In light of all the logical reasons stated above, our questions for the nine Anglo Republicans and one Latina Democrat who voted for this name change are: What are the real reasons that you voted for this name change? Is it true, as board member Bradley stated to the press, that the TXSBOE would have never voted for the approval of this MAS course if the name had not been changed? And if so, why not? Are not all students in Texas public schools worthy and deserving of knowing and understanding the contributions Mexican Americans have made to American history and the making of Texas and the Southwest? Are the Mexican American people not worthy of having one MAS elective course for high school students approved by the TXSBOE without changing the name of this course, and, in effect, changing the name of an established field of study, and worse, changing the name of an entire ethnic group of people who prefer to identify with the term Mexican American?
The National Association for Chicana and Chicano Studies Tejas Foco Committee on Mexican American Studies Pre-K-12 has been working tirelessly over the last five years to advance Mexican American Studies in Texas schools with significantly positive and historic results. The recent decision by the TXSBOE to misname this Mexican American Studies course represents one more obstacle in our work. We are committed to opposing this name change until the members of the TXSBOE accept our reasonable petition. It is an easy fix. Vote to change the name of this MAS course back to its original title: Mexican American Studies.

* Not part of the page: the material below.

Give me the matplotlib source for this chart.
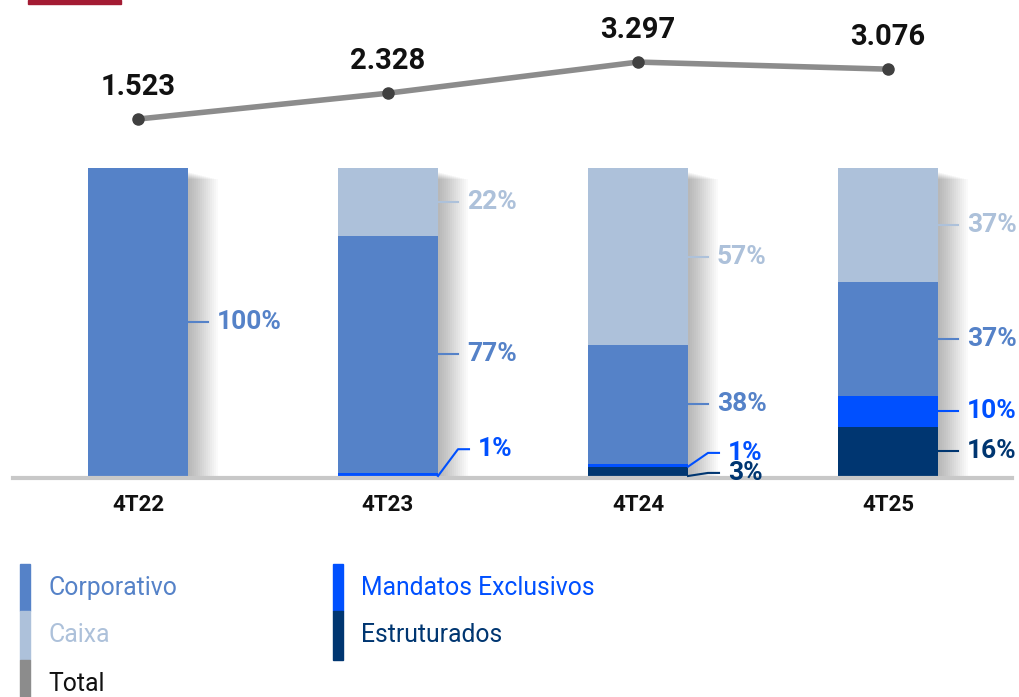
import matplotlib
matplotlib.use("Agg")
import matplotlib.pyplot as plt
from matplotlib.patches import Rectangle

# dados
periodos = ["4T22", "4T23", "4T24", "4T25"]
total = [1.523, 2.328, 3.297, 3.076]
estruturados = [0, 0, 3, 16]
mandatos = [0, 1, 1, 10]
corporativo = [100, 77, 38, 37]
caixa = [0, 22, 57, 37]

series = [
    ("Estruturados", estruturados, "#003671"),
    ("Mandatos Exclusivos", mandatos, "#0050FF"),
    ("Corporativo", corporativo, "#5582C8"),
    ("Caixa", caixa, "#ADC1DA"),
]
cor_total = "#8C8C8C"

W, H = 1019, 697
fig = plt.figure(figsize=(W / 100, H / 100), dpi=100)

# eixo das barras: y=0 no pixel 476, 308 px = 100%
ax = fig.add_axes([0, (H - 476) / H, 1, 476 / H])
ax.set_xlim(-138 / 250, (W - 138) / 250)
ax.set_ylim(0, 476 / 308 * 100)
ax.axis("off")

bw = 0.4
px = 1 / 250  # unidade x por pixel
py = 100 / 308  # unidade y por pixel
x = list(range(len(periodos)))

# soma de cada coluna (percentuais arredondados)
somas = [sum(s[1][i] for s in series) for i in x]

# sombra das barras
for i in x:
    for k in range(1, 16):
        ax.add_patch(Rectangle((i - bw / 2 + k * 2 * px, 0), bw,
                               100 - (4 + k * 0.5) * py,
                               color="#000000", alpha=0.021, lw=0, zorder=1))

bottom = [0] * len(x)
for nome, vals, cor in series:
    alt = [v / s * 100 for v, s in zip(vals, somas)]
    ax.bar(x, alt, bw, bottom=bottom, color=cor, zorder=3)
    bottom = [b + a for b, a in zip(bottom, alt)]

ax.plot([-138 / 250 + 13 * px, (1012 - 138) / 250], [-0.7, -0.7],
        color="#C8C8C8", lw=3, zorder=4, clip_on=False)

# rótulos percentuais
fonte_num = ["Roboto", "DejaVu Sans"]
ajuste = {(1, "Mandatos Exclusivos"): 8.7, (2, "Mandatos Exclusivos"): 7.5,
          (2, "Estruturados"): 1.0}
for i in x:
    base = 0
    for nome, vals, cor in series:
        v = vals[i]
        a = v / somas[i] * 100
        if v > 0:
            ym = base + a / 2
            yl = ajuste.get((i, nome), ym)
            x0 = i + bw / 2
            if yl != ym:
                ax.plot([x0, x0 + 20 * px, x0 + 31 * px], [base, yl, yl],
                        color=cor, lw=1.5, zorder=5, clip_on=False)
            else:
                ax.plot([x0, x0 + 20 * px], [ym, ym], color=cor, lw=1.5,
                        zorder=5)
            ax.text(x0 + 29 * px + (11 * px if yl != ym else 0), yl,
                    f"{v}%", color=cor, fontsize=19, fontweight="bold",
                    family=fonte_num, va="center", ha="left", zorder=6)
        base += a
    ax.text(i, -9.3, periodos[i], ha="center", va="center", fontsize=16,
            fontweight="bold", family=fonte_num, color="#111111")

# linha do total: zero no topo das barras, 32.13 px por unidade
ax2 = fig.add_axes(ax.get_position())
ax2.set_xlim(ax.get_xlim())
ax2.set_ylim(-(476 - 168) / 32.13, 168 / 32.13)
ax2.axis("off")
ax2.plot(x, total, color=cor_total, lw=4, zorder=2)
ax2.plot(x, total, "o", color="#404040", ms=8, zorder=3)
for i, v in zip(x, total):
    ax2.text(i, v + 1.0, f"{v:.3f}", ha="center", va="center", fontsize=21,
             fontweight="bold", family=fonte_num, color="#111111")

# faixa vermelha do topo
fig.patches.append(Rectangle((28 / W, (H - 4) / H), 93 / W, 4 / H,
                             transform=fig.transFigure, color="#A31B33"))

# legenda
itens = [
    (20, 564, 611, "Corporativo", "#5582C8", "#5582C8"),
    (20, 611, 660, "Caixa", "#ADC1DA", "#ADC1DA"),
    (20, 660, 697, "Total", cor_total, "#111111"),
    (333, 564, 611, "Mandatos Exclusivos", "#0050FF", "#0050FF"),
    (333, 611, 660, "Estruturados", "#003671", "#003671"),
]
for lx, y0, y1, nome, cor, cor_txt in itens:
    fig.patches.append(Rectangle((lx / W, (H - y1) / H), 10 / W, (y1 - y0) / H,
                                 transform=fig.transFigure, color=cor))
    fig.text((lx + 28) / W, (H - (y0 + 24)) / H, nome, color=cor_txt,
             fontsize=17.8, family=["Roboto", "DejaVu Sans"],
             va="center", ha="left")

fig.savefig("out.png", dpi=100)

This NACCS Tejas Statement will be presented to the elected members of the Texas State Board of Education at their next meeting on Tuesday, June 12, 2018 at the William B. Travis Bldg. (1701 Congress Ave., Austin, TX 78701). A "Protest the Name Change Press Conference & Rally" will precede the board meeting from 8:30-9:30am in front of the William B. Travis Bldg. The public is invited to attend the Rally and to testify before the board.